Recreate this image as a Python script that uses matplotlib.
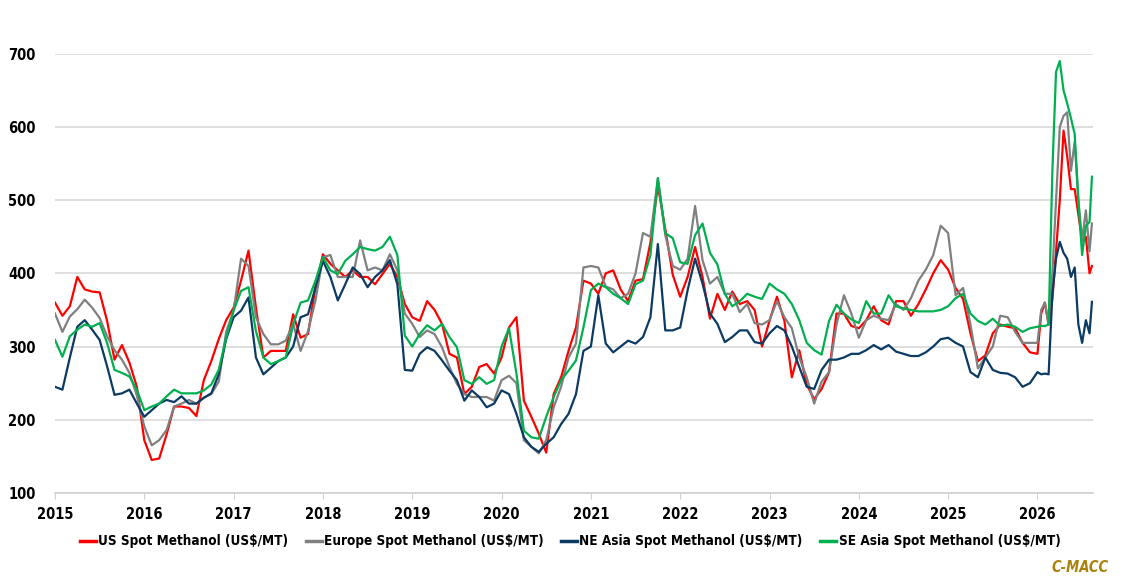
import numpy as np
import matplotlib.pyplot as plt
from matplotlib import font_manager

# time axis: monthly to end-2025, then half-monthly in 2026
t_monthly = 2015 + np.arange(132) / 12
t_2026 = [2026.0, 2026.042, 2026.083, 2026.125, 2026.167, 2026.208, 2026.25, 2026.292,
          2026.333, 2026.375, 2026.417, 2026.458, 2026.5, 2026.542, 2026.583, 2026.61]
t = np.concatenate([t_monthly, t_2026])

us = [
    360, 342, 355, 395, 378, 375, 374, 335, 282, 302, 278, 245,   # 2015
    172, 145, 147, 180, 218, 218, 216, 205, 254, 280, 310, 336,   # 2016
    353, 390, 431, 353, 285, 294, 294, 294, 344, 312, 317, 381,   # 2017
    426, 413, 404, 395, 404, 395, 395, 385, 399, 413, 395, 358,   # 2018
    340, 335, 362, 350, 331, 290, 285, 235, 245, 272, 276, 263,   # 2019
    285, 326, 340, 226, 204, 181, 155, 235, 258, 294, 326, 390,   # 2020
    386, 372, 400, 404, 378, 362, 390, 392, 442, 520, 460, 398,   # 2021
    368, 395, 436, 395, 338, 372, 350, 375, 358, 362, 350, 300,   # 2022
    335, 368, 335, 258, 295, 248, 228, 242, 265, 345, 345, 328,   # 2023
    325, 336, 355, 336, 330, 362, 362, 342, 358, 378, 400, 418,   # 2024
    405, 380, 365, 318, 280, 288, 318, 330, 327, 325, 305, 292,   # 2025
    290, 345, 360, 330, 365, 430, 500, 595, 560, 515, 515, 480, 445, 450, 400, 410]
europe = [
    345, 320, 341, 351, 364, 353, 339, 314, 295, 282, 264, 233,
    191, 165, 172, 186, 218, 222, 227, 222, 230, 235, 252, 320,
    349, 420, 410, 340, 317, 303, 303, 308, 331, 294, 321, 363,
    422, 425, 395, 395, 395, 445, 404, 408, 404, 426, 404, 345,
    331, 313, 322, 317, 299, 272, 249, 235, 231, 231, 231, 226,
    254, 260, 250, 172, 163, 154, 172, 217, 245, 285, 304, 408,
    410, 408, 382, 378, 366, 372, 400, 455, 450, 530, 452, 410,
    405, 420, 492, 418, 386, 395, 372, 372, 347, 358, 332, 330,
    336, 362, 340, 325, 285, 258, 222, 252, 265, 330, 370, 345,
    312, 336, 342, 338, 336, 358, 350, 366, 390, 405, 425, 465,
    455, 370, 380, 330, 270, 285, 300, 342, 340, 320, 305, 305,
    305, 350, 360, 330, 400, 500, 600, 615, 620, 540, 580, 500, 445, 486, 430, 468]
ne_asia = [
    245, 241, 285, 327, 336, 323, 309, 273, 234, 236, 241, 222,
    204, 213, 222, 227, 224, 232, 222, 222, 230, 236, 262, 310,
    340, 349, 367, 285, 262, 271, 280, 285, 300, 340, 344, 381,
    417, 395, 363, 385, 408, 399, 381, 395, 404, 418, 385, 268,
    267, 290, 299, 294, 281, 267, 254, 226, 240, 231, 217, 222,
    240, 235, 208, 176, 163, 156, 167, 176, 194, 208, 235, 294,
    300, 370, 304, 292, 300, 308, 304, 313, 340, 440, 322, 322,
    326, 377, 420, 386, 345, 331, 306, 313, 322, 322, 306, 304,
    318, 328, 322, 300, 272, 245, 242, 268, 282, 282, 285, 290,
    290, 295, 302, 296, 302, 293, 290, 287, 287, 292, 300, 310,
    312, 305, 300, 265, 258, 285, 268, 264, 263, 258, 245, 250,
    265, 262, 263, 262, 372, 420, 443, 428, 420, 395, 408, 330, 305, 336, 318, 361]
se_asia = [
    309, 286, 314, 323, 330, 327, 332, 305, 268, 264, 259, 241,
    213, 218, 222, 232, 241, 236, 236, 236, 240, 248, 268, 312,
    349, 376, 381, 321, 285, 276, 280, 285, 330, 360, 363, 390,
    422, 404, 399, 417, 426, 436, 433, 431, 436, 450, 425, 315,
    300, 317, 329, 322, 331, 313, 299, 254, 249, 258, 249, 254,
    300, 325, 263, 185, 176, 174, 204, 231, 254, 267, 281, 326,
    377, 386, 381, 372, 366, 358, 385, 390, 425, 530, 455, 448,
    415, 413, 452, 468, 428, 412, 372, 355, 362, 372, 368, 365,
    386, 378, 372, 358, 336, 305, 295, 289, 335, 357, 345, 337,
    332, 362, 345, 345, 370, 355, 352, 350, 348, 348, 348, 350,
    355, 366, 372, 345, 335, 330, 338, 328, 330, 327, 320, 325,
    327, 328, 328, 330, 540, 675, 690, 650, 632, 612, 590, 500, 425, 465, 470, 532]

labels = ['US Spot Methanol (US$/MT)', 'Europe Spot Methanol (US$/MT)',
          'NE Asia Spot Methanol (US$/MT)', 'SE Asia Spot Methanol (US$/MT)']
colors = ['#ff0000', '#808080', '#0b3a62', '#00b050']
years = list(range(2015, 2027))
yticks = [100, 200, 300, 400, 500, 600, 700]

# narrow font like the original (Calibri-ish), whatever is available
fonts = font_manager.fontManager.ttflist
names = {f.name for f in fonts}
condensed = any(f.name == 'DejaVu Sans' and 'condensed' in str(f.stretch) for f in fonts)
if 'Liberation Sans Narrow' in names:
    plt.rcParams['font.family'] = ['Liberation Sans Narrow', 'DejaVu Sans']
    fs = 11
elif condensed:
    plt.rcParams['font.family'] = ['DejaVu Sans']
    plt.rcParams['font.stretch'] = 'condensed'
    fs = 10
else:
    plt.rcParams['font.family'] = ['DejaVu Sans']
    fs = 9

fig = plt.figure(figsize=(11.22, 5.84), dpi=100)
ax = fig.add_axes([0.049, 0.156, 0.925, 0.752])

for series, lab, col in zip([us, europe, ne_asia, se_asia], labels, colors):
    ax.plot(t, series, color=col, lw=1.6, label=lab, solid_joinstyle='round')

ax.set_xlim(2015, 2026.62)
ax.set_ylim(100, 700)
ax.set_xticks(years)
ax.set_xticklabels([str(y) for y in years], fontsize=fs + 0.5, fontweight='bold')
ax.set_yticks(yticks)
ax.set_yticklabels([str(v) for v in yticks], fontsize=fs + 0.5, fontweight='bold')
ax.grid(axis='y', color='#d9d9d9', lw=1.2)
ax.set_axisbelow(True)
for s in ['top', 'right', 'left']:
    ax.spines[s].set_visible(False)
ax.spines['bottom'].set_color('#d0d0d0')
ax.spines['bottom'].set_linewidth(1.2)
ax.tick_params(axis='y', length=0, pad=14)
ax.tick_params(axis='x', direction='out', length=4, color='#d0d0d0', pad=6)

leg = fig.legend(loc='center', bbox_to_anchor=(0.508, 0.073), ncol=4, frameon=False,
                 handlelength=1.2, handletextpad=0.15, columnspacing=1.3,
                 prop={'size': fs * 0.975, 'weight': 'bold'})
for line in leg.get_lines():
    line.set_linewidth(2.5)

fig.text(0.988, 0.028, 'C-MACC', color='#a8820a', fontsize=fs + 0.5, fontweight='bold',
         fontstyle='italic', ha='right', va='center')

fig.savefig('out.png', dpi=100)
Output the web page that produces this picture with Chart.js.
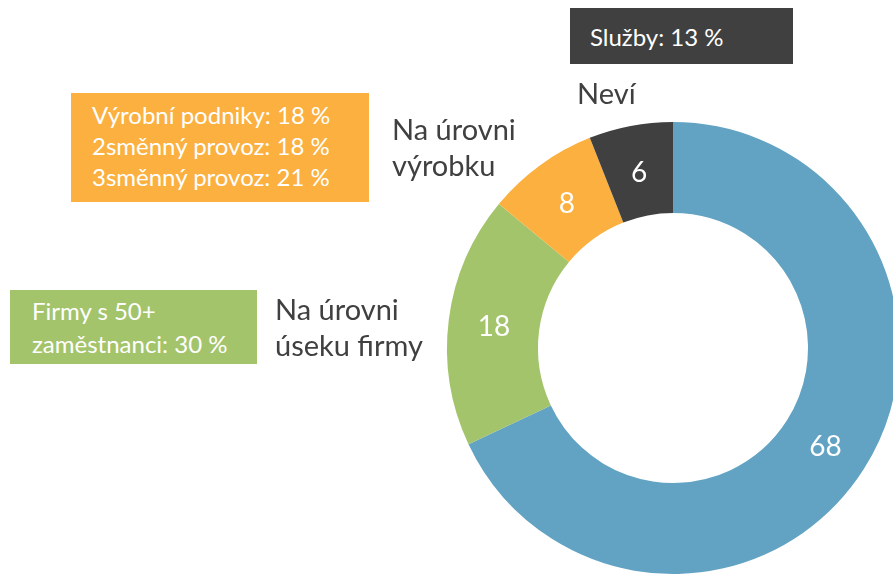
<!DOCTYPE html>
<html>
<head>
<meta charset="utf-8">
<script src="https://cdn.jsdelivr.net/npm/chart.js@4/dist/chart.umd.min.js"></script>
<style>
    html, body { margin: 0; padding: 0; background: #fff; overflow: hidden; width: 893px; height: 574px; }
    #wrap { position: relative; width: 893px; height: 574px; }
    #DonutChart { position: absolute; left: 0; top: 0; }
    .box { position: absolute; box-sizing: border-box; color: #fff; font-family: Lato, sans-serif; font-size: 24px; white-space: nowrap; }
    .lbl { position: absolute; color: #404040; font-family: Lato, sans-serif; font-size: 29px; line-height: 36px; white-space: nowrap; }
</style>
</head>
<body>
<div id="wrap">
    <canvas id="DonutChart" width="900" height="574"></canvas>

    <div class="box" id="boxServices" style="left:570px; top:8px; width:223px; height:56px; background:#404040; line-height:56px; padding:1px 0 0 20px;"></div>
    <div class="box" id="boxProduction" style="left:71px; top:93px; width:298px; height:109px; background:#FBB040; line-height:31px; padding:6px 0 0 21px;"></div>
    <div class="box" id="boxFirms" style="left:10px; top:290px; width:247px; height:74px; background:#A3C46B; line-height:33px; padding:4px 0 0 22px;"></div>

    <div class="lbl" id="lblDontKnow" style="left:577px; top:75px;"></div>
    <div class="lbl" id="lblProduct" style="left:392px; top:111px;"></div>
    <div class="lbl" id="lblDivision" style="left:275px; top:291px;"></div>
</div>

<script>
// chart data
var categories = ['Na úrovni firmy', 'Na úrovni úseku firmy', 'Na úrovni výrobku', 'Neví'];
var values = [68, 18, 8, 6];
var colors = ['#62A3C3', '#A3C46B', '#FBB040', '#404040'];

// annotation texts
var servicesLines = ['Služby: 13 %'];
var productionLines = ['Výrobní podniky: 18 %', '2směnný provoz: 18 %', '3směnný provoz: 21 %'];
var firmsLines = ['Firmy s 50+', 'zaměstnanci: 30 %'];
var dontKnowLines = ['Neví'];
var productLines = ['Na úrovni', 'výrobku'];
var divisionLines = ['Na úrovni', 'úseku firmy'];

function fillLines(id, lines) {
    var el = document.getElementById(id);
    lines.forEach(function (t, i) {
        if (i > 0) el.appendChild(document.createElement('br'));
        el.appendChild(document.createTextNode(t));
    });
}
fillLines('boxServices', servicesLines);
fillLines('boxProduction', productionLines);
fillLines('boxFirms', firmsLines);
fillLines('lblDontKnow', dontKnowLines);
fillLines('lblProduct', productLines);
fillLines('lblDivision', divisionLines);

// white numbers in the middle of each slice
var sliceLabels = {
    id: 'sliceLabels',
    afterDatasetsDraw: function (chart) {
        var ctx = chart.ctx;
        var meta = chart.getDatasetMeta(0);
        ctx.save();
        ctx.fillStyle = '#ffffff';
        ctx.font = '28px Lato, sans-serif';
        ctx.textAlign = 'center';
        ctx.textBaseline = 'middle';
        meta.data.forEach(function (arc, i) {
            var p = arc.tooltipPosition();
            ctx.fillText(String(values[i]), p.x, p.y + 2);
        });
        ctx.restore();
    }
};

drawDonut();
function drawDonut() {
    var ctx = document.getElementById('DonutChart');
    var config = {
        type: 'doughnut',
        data: {
            labels: categories,
            datasets: [{
                data: values,
                backgroundColor: colors,
                borderWidth: 0,
                hoverOffset: 0
            }]
        },
        options: {
            responsive: false,
            animation: false,
            cutout: 135,
            layout: {
                padding: { left: 447, top: 122, right: 1, bottom: 0 }
            },
            plugins: {
                legend: { display: false },
                tooltip: { enabled: false }
            }
        },
        plugins: [sliceLabels]
    };
    var myChart = new Chart(ctx, config);
}
</script>
</body>
</html>
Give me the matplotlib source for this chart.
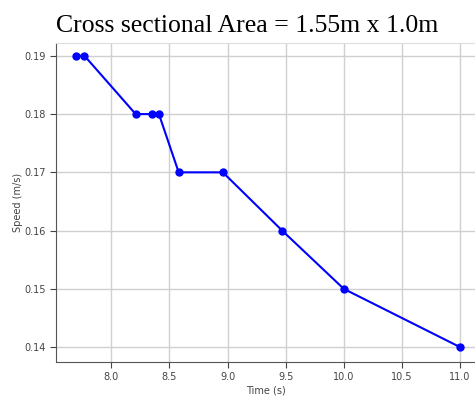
import matplotlib
matplotlib.use("Agg")
import matplotlib.pyplot as plt

# values
time_s = [7.70, 7.77, 8.21, 8.35, 8.41, 8.58, 8.96, 9.47, 10.0, 11.0]
speed = [0.19, 0.19, 0.18, 0.18, 0.18, 0.17, 0.17, 0.16, 0.15, 0.14]
x_ticks = [8.0, 8.5, 9.0, 9.5, 10.0, 10.5, 11.0]
y_ticks = [0.14, 0.15, 0.16, 0.17, 0.18, 0.19]

fig = plt.figure(figsize=(4.75, 3.97), dpi=100)
ax = fig.add_axes([56 / 475, 35 / 397, 1 - 56 / 475, (362 - 43) / 397])

ax.plot(time_s, speed, color='blue', marker='o', markersize=5, linewidth=1.5)

ax.set_xlim(7.525, 11.128)
ax.set_ylim(0.13745, 0.1922)
ax.set_xticks(x_ticks)
ax.set_xticklabels([f"{t:.1f}" for t in x_ticks])
ax.set_yticks(y_ticks)
ax.set_yticklabels([f"{t:.2f}" for t in y_ticks])
ax.tick_params(labelsize=7, colors='#444444', length=4)
ax.grid(True, color='#d0d0d0', linewidth=1)

ax.spines['right'].set_visible(False)
ax.spines['top'].set_color('#dddddd')
ax.spines['left'].set_color('#555555')
ax.spines['bottom'].set_color('#555555')

ax.set_xlabel('Time (s)', fontsize=7, color='#444444', labelpad=2)
ax.set_ylabel('Speed (m/s)', fontsize=7, color='#444444', labelpad=1)

fig.text(0.521, 0.92, 'Cross sectional Area = 1.55m x 1.0m',
         ha='center', va='baseline', fontsize=18.5, family='Liberation Serif')

fig.savefig('out.png', dpi=100)
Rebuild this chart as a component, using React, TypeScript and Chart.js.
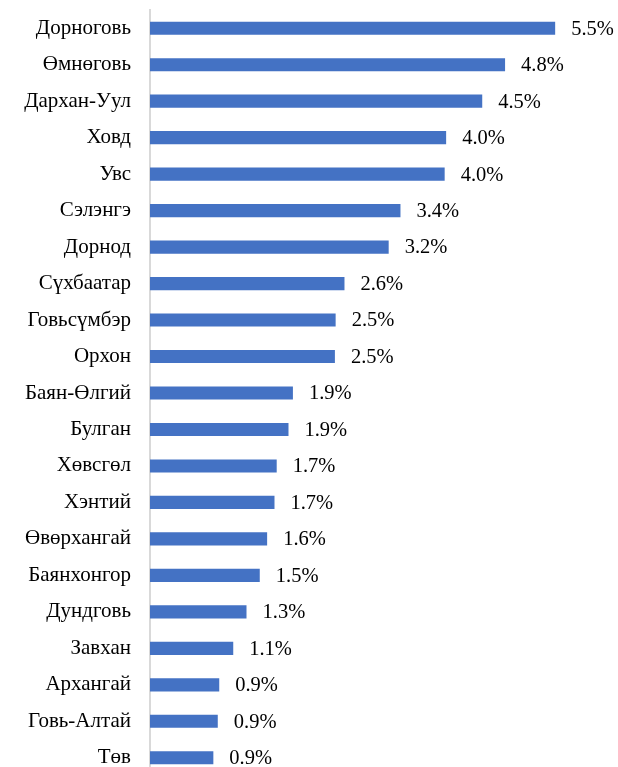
import React, { useEffect, useRef } from "react";
import { Chart, registerables } from "chart.js";

Chart.register(...registerables);

const categories = [
  "Дорноговь",
  "Өмнөговь",
  "Дархан-Уул",
  "Ховд",
  "Увс",
  "Сэлэнгэ",
  "Дорнод",
  "Сүхбаатар",
  "Говьсүмбэр",
  "Орхон",
  "Баян-Өлгий",
  "Булган",
  "Хөвсгөл",
  "Хэнтий",
  "Өвөрхангай",
  "Баянхонгор",
  "Дундговь",
  "Завхан",
  "Архангай",
  "Говь-Алтай",
  "Төв",
];

const values = [
  5.5, 4.82, 4.51, 4.02, 4.0, 3.4, 3.24, 2.64, 2.52, 2.51, 1.94, 1.88, 1.72,
  1.69, 1.59, 1.49, 1.31, 1.13, 0.94, 0.92, 0.86,
];

const valueLabels = [
  "5.5%", "4.8%", "4.5%", "4.0%", "4.0%", "3.4%", "3.2%", "2.6%", "2.5%",
  "2.5%", "1.9%", "1.9%", "1.7%", "1.7%", "1.6%", "1.5%", "1.3%", "1.1%",
  "0.9%", "0.9%", "0.9%",
];

const FONT_FAMILY = "'Liberation Serif', 'Times New Roman', serif";

const valueLabelPlugin = {
  id: "valueLabels",
  afterDatasetsDraw(chart: any) {
    const ctx = chart.ctx;
    const meta = chart.getDatasetMeta(0);
    ctx.save();
    ctx.fillStyle = "#000000";
    ctx.font = `20.5px ${FONT_FAMILY}`;
    ctx.textAlign = "left";
    ctx.textBaseline = "middle";
    meta.data.forEach((bar: any, i: number) => {
      ctx.fillText(valueLabels[i], bar.x + 16, bar.y + 1);
    });
    ctx.restore();
  },
};

export default function App() {
  const ref = useRef<HTMLCanvasElement>(null);

  useEffect(() => {
    if (!ref.current) return;
    const chart = new Chart(ref.current, {
      type: "bar",
      data: {
        labels: categories,
        datasets: [
          {
            data: values,
            backgroundColor: "#4472C4",
            borderWidth: 0,
            barPercentage: 0.36,
            categoryPercentage: 1,
          },
        ],
      },
      options: {
        indexAxis: "y",
        responsive: false,
        animation: false,
        layout: { padding: { top: 10, right: 26, left: 0, bottom: 0 } },
        plugins: {
          legend: { display: false },
          tooltip: { enabled: false },
        },
        scales: {
          x: { display: false, min: 0, max: 6 },
          y: {
            grid: { display: false, drawTicks: false },
            border: { display: true, color: "#d9d9d9", width: 2 },
            ticks: {
              color: "#000000",
              font: { family: FONT_FAMILY, size: 21 },
              padding: 19,
            },
            afterFit: (scale: any) => {
              scale.width = 150;
              scale.paddingTop = 0;
              scale.paddingBottom = 0;
            },
          },
        },
      },
      plugins: [valueLabelPlugin],
    });
    return () => chart.destroy();
  }, []);

  return (
    <div
      style={{
        position: "absolute",
        left: 0,
        top: 0,
        width: 618,
        height: 767,
        overflow: "hidden",
        background: "#ffffff",
      }}
    >
      <canvas ref={ref} width={618} height={776} style={{ display: "block" }} />
    </div>
  );
}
________________________________________
> _Direction_
Repeat the listing above exactly from its first line to the line containing "from matplotlib import font_manager", both included, and omit the pictures.

> _Final result_
Recreate this image as a Python script that uses matplotlib.
import numpy as np
import matplotlib.pyplot as plt
from matplotlib import font_manager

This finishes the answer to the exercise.